A direct result of that ill-fated relationship was his Symphonie fantastique. Partly autobiographical, the rest stands as a hallmark of musical romanticism. It is a symphony with five movements, not the standard four. Each is tied together with a single melodic idea―what Berlioz called an idée fixe―which represents the heroine of the story. Berlioz included the following description in the program (which is why we call it a “program symphony”). He insisted that it was essential to the understanding of the work:
A Young musician of unhealthily sensitive nature and endowed with vivid imagination has poisoned himself with opium in a paroxysm of lovesick despair. The narcotic dose he had taken was too weak to cause death, but it has thrown him into a long sleep accompanied by the most extraordinary visions. . .

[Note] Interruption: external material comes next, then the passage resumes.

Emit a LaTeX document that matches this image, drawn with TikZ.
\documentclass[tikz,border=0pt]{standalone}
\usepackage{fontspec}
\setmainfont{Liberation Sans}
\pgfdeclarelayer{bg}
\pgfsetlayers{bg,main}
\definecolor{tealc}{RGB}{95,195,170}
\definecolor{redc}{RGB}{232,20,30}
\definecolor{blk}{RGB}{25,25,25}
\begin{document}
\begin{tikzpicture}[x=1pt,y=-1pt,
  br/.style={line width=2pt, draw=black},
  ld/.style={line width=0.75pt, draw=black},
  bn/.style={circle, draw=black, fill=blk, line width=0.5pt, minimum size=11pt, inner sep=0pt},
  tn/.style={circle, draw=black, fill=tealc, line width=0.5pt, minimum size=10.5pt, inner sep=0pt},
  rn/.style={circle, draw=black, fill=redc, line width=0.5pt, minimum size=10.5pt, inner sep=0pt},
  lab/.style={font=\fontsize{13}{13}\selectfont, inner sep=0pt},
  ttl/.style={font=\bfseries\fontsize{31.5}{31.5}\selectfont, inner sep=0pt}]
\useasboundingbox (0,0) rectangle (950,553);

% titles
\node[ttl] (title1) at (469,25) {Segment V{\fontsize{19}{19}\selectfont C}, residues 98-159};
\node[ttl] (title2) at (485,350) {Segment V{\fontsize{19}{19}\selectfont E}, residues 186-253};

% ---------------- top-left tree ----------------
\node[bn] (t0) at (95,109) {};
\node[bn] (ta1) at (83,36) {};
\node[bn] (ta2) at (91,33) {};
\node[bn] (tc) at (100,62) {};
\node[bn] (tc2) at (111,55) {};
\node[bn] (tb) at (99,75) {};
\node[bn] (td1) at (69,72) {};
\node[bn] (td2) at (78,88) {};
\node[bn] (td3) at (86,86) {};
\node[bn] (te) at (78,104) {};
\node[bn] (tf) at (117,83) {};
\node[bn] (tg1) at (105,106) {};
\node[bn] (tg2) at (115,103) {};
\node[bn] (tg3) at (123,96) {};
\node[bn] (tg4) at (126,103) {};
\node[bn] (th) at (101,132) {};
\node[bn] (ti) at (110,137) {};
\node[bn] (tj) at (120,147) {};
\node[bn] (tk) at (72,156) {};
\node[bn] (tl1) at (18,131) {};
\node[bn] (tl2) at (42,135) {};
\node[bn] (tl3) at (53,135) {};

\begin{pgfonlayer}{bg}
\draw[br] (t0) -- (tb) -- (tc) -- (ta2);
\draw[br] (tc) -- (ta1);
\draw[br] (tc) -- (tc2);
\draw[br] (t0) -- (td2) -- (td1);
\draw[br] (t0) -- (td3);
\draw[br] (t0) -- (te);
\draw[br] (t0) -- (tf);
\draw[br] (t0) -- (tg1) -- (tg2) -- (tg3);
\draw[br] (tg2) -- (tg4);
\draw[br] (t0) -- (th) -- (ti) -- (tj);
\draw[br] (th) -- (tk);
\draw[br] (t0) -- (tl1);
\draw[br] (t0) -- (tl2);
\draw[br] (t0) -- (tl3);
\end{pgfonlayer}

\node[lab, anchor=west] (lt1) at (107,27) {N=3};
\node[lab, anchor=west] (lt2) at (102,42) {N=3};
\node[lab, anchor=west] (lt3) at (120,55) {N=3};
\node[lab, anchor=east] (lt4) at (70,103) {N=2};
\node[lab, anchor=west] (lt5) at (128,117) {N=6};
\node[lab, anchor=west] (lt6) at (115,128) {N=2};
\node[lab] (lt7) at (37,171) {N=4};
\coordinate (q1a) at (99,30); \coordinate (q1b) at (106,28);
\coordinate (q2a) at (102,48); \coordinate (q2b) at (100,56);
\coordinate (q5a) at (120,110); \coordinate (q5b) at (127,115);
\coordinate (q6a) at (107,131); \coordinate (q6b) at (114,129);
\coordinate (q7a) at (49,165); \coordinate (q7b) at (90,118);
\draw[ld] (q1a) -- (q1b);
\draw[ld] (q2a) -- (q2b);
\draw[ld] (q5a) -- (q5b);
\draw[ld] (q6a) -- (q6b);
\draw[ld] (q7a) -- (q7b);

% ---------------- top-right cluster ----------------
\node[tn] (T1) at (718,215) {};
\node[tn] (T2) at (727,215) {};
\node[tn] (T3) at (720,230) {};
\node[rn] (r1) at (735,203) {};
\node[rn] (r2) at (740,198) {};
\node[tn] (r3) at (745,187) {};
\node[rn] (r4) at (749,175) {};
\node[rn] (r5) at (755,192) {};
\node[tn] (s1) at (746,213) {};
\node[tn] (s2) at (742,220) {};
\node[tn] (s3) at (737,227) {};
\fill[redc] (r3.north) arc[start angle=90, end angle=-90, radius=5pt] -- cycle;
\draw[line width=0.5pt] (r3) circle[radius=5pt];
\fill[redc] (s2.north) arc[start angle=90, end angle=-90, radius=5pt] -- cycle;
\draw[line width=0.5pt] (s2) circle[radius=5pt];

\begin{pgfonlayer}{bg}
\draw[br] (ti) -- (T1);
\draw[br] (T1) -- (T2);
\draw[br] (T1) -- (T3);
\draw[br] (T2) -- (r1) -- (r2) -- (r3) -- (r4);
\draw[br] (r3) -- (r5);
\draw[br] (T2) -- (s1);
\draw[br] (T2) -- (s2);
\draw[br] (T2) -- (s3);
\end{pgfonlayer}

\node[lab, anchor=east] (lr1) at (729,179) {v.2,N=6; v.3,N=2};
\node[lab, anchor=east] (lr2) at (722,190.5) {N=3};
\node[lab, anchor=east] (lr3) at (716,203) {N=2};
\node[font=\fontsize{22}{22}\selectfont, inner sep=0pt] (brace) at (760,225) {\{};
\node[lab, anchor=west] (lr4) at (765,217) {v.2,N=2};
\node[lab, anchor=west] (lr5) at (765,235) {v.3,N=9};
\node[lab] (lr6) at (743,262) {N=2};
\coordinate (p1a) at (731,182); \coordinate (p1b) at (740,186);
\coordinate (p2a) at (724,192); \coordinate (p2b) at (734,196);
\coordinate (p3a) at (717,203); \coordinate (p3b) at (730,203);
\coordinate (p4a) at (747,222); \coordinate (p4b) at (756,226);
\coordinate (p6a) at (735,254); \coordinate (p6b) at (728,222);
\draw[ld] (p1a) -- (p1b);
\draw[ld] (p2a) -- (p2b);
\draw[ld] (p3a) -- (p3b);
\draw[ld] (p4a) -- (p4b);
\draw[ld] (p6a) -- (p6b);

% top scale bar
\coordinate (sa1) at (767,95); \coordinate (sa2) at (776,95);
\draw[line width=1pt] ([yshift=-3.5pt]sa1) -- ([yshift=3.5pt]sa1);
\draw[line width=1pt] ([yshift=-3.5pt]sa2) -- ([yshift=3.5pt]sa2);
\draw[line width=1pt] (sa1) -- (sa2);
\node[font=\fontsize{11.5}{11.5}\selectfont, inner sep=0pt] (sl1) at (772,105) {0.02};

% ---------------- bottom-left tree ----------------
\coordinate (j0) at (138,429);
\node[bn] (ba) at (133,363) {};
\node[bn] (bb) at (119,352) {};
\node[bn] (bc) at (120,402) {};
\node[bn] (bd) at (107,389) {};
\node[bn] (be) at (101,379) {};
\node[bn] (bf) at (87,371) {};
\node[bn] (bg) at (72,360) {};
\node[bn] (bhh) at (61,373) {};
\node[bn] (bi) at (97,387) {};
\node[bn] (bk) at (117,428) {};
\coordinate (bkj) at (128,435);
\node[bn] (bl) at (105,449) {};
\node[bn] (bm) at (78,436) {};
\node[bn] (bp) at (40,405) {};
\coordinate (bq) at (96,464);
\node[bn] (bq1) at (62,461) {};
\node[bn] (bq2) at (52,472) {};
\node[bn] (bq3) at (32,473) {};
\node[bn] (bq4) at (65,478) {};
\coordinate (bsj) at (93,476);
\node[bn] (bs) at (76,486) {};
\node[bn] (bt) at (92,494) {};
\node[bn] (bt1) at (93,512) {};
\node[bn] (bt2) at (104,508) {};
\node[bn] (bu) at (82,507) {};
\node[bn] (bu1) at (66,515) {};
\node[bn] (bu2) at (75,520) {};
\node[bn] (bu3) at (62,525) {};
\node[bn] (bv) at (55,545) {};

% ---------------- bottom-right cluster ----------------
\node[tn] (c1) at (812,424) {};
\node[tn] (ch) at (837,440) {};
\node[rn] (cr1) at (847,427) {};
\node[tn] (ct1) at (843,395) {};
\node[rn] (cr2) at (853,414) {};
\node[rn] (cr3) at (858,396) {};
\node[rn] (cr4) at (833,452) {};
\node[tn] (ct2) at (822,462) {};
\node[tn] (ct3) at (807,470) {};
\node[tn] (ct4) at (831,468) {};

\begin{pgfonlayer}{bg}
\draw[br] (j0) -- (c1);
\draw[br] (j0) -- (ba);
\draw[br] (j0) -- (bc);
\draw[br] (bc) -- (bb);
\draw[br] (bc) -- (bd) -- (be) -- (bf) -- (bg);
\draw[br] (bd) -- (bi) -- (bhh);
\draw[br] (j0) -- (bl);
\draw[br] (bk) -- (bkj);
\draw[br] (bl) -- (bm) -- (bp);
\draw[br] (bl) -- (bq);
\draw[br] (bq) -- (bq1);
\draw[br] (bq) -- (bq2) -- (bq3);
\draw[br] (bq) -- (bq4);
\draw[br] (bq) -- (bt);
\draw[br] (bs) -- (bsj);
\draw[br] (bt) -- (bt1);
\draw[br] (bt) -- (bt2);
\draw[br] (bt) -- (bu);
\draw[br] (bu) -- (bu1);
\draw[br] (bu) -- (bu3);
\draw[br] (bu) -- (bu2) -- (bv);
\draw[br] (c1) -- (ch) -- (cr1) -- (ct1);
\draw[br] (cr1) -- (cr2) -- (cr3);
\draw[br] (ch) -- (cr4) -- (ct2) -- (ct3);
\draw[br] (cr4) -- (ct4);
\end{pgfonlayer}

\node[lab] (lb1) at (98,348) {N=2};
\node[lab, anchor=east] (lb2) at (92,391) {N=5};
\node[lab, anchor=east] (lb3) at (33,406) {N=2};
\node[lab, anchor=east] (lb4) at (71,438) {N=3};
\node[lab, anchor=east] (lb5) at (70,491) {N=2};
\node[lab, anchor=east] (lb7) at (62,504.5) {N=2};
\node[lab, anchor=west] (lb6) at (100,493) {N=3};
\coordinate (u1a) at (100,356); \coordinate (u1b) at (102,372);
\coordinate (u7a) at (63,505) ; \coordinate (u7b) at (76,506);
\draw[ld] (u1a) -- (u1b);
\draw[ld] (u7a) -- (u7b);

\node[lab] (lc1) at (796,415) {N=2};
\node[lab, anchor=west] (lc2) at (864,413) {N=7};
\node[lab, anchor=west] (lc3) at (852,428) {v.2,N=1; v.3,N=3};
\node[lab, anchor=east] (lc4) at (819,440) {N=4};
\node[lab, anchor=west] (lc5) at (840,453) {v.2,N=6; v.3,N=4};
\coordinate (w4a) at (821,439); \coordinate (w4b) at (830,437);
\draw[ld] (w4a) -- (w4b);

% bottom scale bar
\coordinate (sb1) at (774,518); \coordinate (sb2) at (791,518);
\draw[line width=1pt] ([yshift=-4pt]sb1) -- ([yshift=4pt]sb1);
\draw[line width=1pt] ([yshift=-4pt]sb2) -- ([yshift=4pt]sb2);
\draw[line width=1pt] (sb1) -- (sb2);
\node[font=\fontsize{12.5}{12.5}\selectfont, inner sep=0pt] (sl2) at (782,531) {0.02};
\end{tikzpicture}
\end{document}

First Movement: At first he thinks of the uneasy and nervous condition of his mind, of somber longings, of depression and joyous elation without any recognizable cause . . . he remembers the ardent love with which the Beloved One suddenly inspired him . . .
Second Movement: In a ballroom, amidst the confusion of a brilliant festival, he finds the Beloved One again.
Third Movement: It is a summer evening. He is in the country when he hears two shepherd lads who play a pastoral duet. And then She appears once more . . .
Fourth Movement: He dreams that he murdered his Beloved, that he has been condemned to death and is being led to execution. . . . For a moment a last thought of love is revived–which is cut short by the deathblow.
Fifth Movement: He dreams that he is present at a witches’ revel, surrounded by horrible spirits, amidst sorcerers and monsters in many fearful forms, who have come together for his funeral. The Beloved melody is heard again, but it has lost its shy and noble character; it has become a vulgar, trivial, grotesque dance tune.